Discover the perfect blend of crispy, golden bhature and a rich, flavorful chickpea curry with this easy-to-follow Chole Bhature recipe. Ideal for a delicious family meal or a special occasion, this recipe brings the authentic taste of Indian street food to your home. Learn how to make light, fluffy bhature and spiced chickpeas for an irresistible combination. A must-try for every food lover!

Ingredients :
- 1 ½ cups dried chickpeas (or 2 cans of canned chickpeas)
- 2 tablespoons oil
- 1 onion, finely chopped
- 2 tomatoes, pureed
- 1 green chili, chopped
- 1 teaspoon ginger-garlic paste
- 1 teaspoon cumin seeds
- 1 bay leaf
- 1 teaspoon turmeric powder
- 1 teaspoon coriander powder
- 1 teaspoon garam masala powder
- 1 teaspoon cumin powder
- 2 teaspoons red chili powder
- Salt to taste
- 2 tablespoons tamarind pulp or lemon juice
- Fresh coriander leaves, chopped for garnishing
Ingredients for Bhature:
- 2 cups all-purpose flour (maida)
- 2 tablespoons semolina (sooji)
- 1 teaspoon sugar
- 1 teaspoon salt
- 1 teaspoon baking powder
- 2 tablespoons yogurt
- 1 tablespoon oil
- Water (as needed for kneading)
- Oil for frying
Instructions:
For Chole:
- Prepare Chickpeas: If using dried chickpeas, soak them overnight and cook them in a pressure cooker for about 3-4 whistles until soft.

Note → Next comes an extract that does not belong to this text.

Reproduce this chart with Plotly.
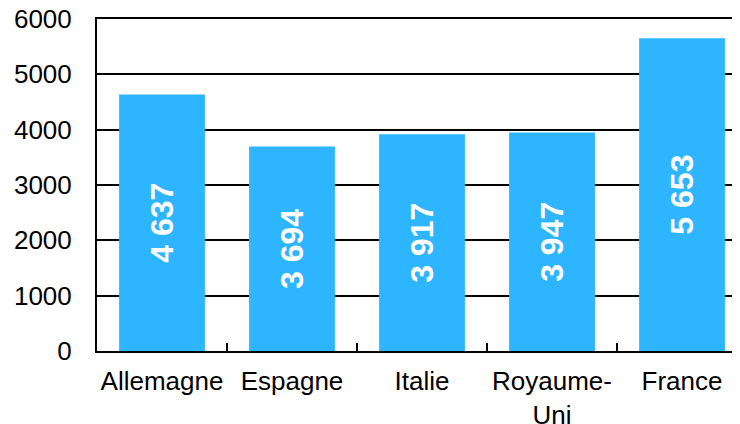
import plotly.graph_objects as go

categories = ["Allemagne", "Espagne", "Italie", "Royaume-<br>Uni", "France"]
values = [4637, 3694, 3917, 3947, 5653]
labels = [f"{v:,}".replace(",", " ") for v in values]
y_ticks = [0, 1000, 2000, 3000, 4000, 5000, 6000]

FONT = "Liberation Sans, Arial, sans-serif"

fig = go.Figure(go.Bar(
    x=categories,
    y=values,
    text=labels,
    textposition="inside",
    insidetextanchor="middle",
    textangle=-90,
    constraintext="none",
    textfont=dict(family=FONT, size=32, color="white", weight="bold"),
    marker=dict(color="#2DB5FF", line=dict(width=0)),
    width=0.66,
))

fig.update_layout(
    width=732, height=416,
    margin=dict(l=89, r=0, t=11, b=73, autoexpand=False),
    plot_bgcolor="white", paper_bgcolor="white",
    showlegend=False,
    font=dict(family=FONT, size=26, color="black"),
)
fig.update_xaxes(
    type="category",
    range=[-0.5, 4.446],
    showline=True, linecolor="black", linewidth=2, mirror=True,
    ticks="inside", tickson="boundaries", ticklen=8, tickwidth=2, tickcolor="black",
    showgrid=False,
    tickangle=0,
    ticklabeloverflow="allow",
    tickfont=dict(family=FONT, size=26, color="black"),
    ticklabelstandoff=6,
)
fig.update_yaxes(
    range=[0, 6000],
    tickvals=y_ticks,
    ticktext=[str(v) for v in y_ticks],
    showline=True, linecolor="black", linewidth=2,
    showgrid=True, gridcolor="black", gridwidth=2,
    zeroline=False,
    ticks="",
    ticklabeloverflow="allow",
    tickfont=dict(family=FONT, size=26, color="black"),
    ticklabelstandoff=18,
)

fig.write_html("out.html")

If using canned chickpeas, drain and rinse them thoroughly.
- Cook the Curry: In a pan, heat oil over medium heat. Add cumin seeds and bay leaf. When they crackle, add finely chopped onions and sauté until golden brown.
- Add Spices: Add ginger-garlic paste and chopped green chili, and cook for a minute. Add pureed tomatoes, followed by turmeric, red chili powder, coriander powder, cumin powder, and salt. Cook until the oil separates from the masala (spice mix).
- Cook the Chickpeas: Add the cooked chickpeas to the pan, along with 1-1.5 cups of water. Stir well and let it simmer for 10-15 minutes on low heat. Adjust the consistency of the curry by adding more water if needed.
- Finish with Garam Masala and Lemon: Add garam masala and tamarind pulp (or lemon juice), and let the curry simmer for another 5 minutes. Garnish with fresh coriander leaves.
For Bhature:
- Make the Dough: In a large bowl, combine all-purpose flour, semolina, sugar, salt, and baking powder. Add yogurt and oil and mix well. Gradually add water to form a soft, smooth dough.
- Rest the Dough: Cover the dough with a damp cloth and let it rest for about 30-45 minutes.
- Shape the Bhature: Divide the dough into small balls. Roll each ball into a smooth ball and then flatten it into a disc of about 5-6 inches diameter. You can use a rolling pin for this.
- Fry the Bhature: Heat oil in a deep frying pan or kadhai over medium heat. Once the oil is hot, carefully drop one bhatura at a time into the oil. Press gently with a spoon so it puffs up. Flip and fry until golden brown on both sides. Remove and drain on paper towels.
To Serve:
- Serve the hot, crispy bhature alongside the spicy, flavorful chole.
- Garnish the chole with more fresh coriander leaves, and serve with sliced onions, lemon wedges, and green chilies on the side.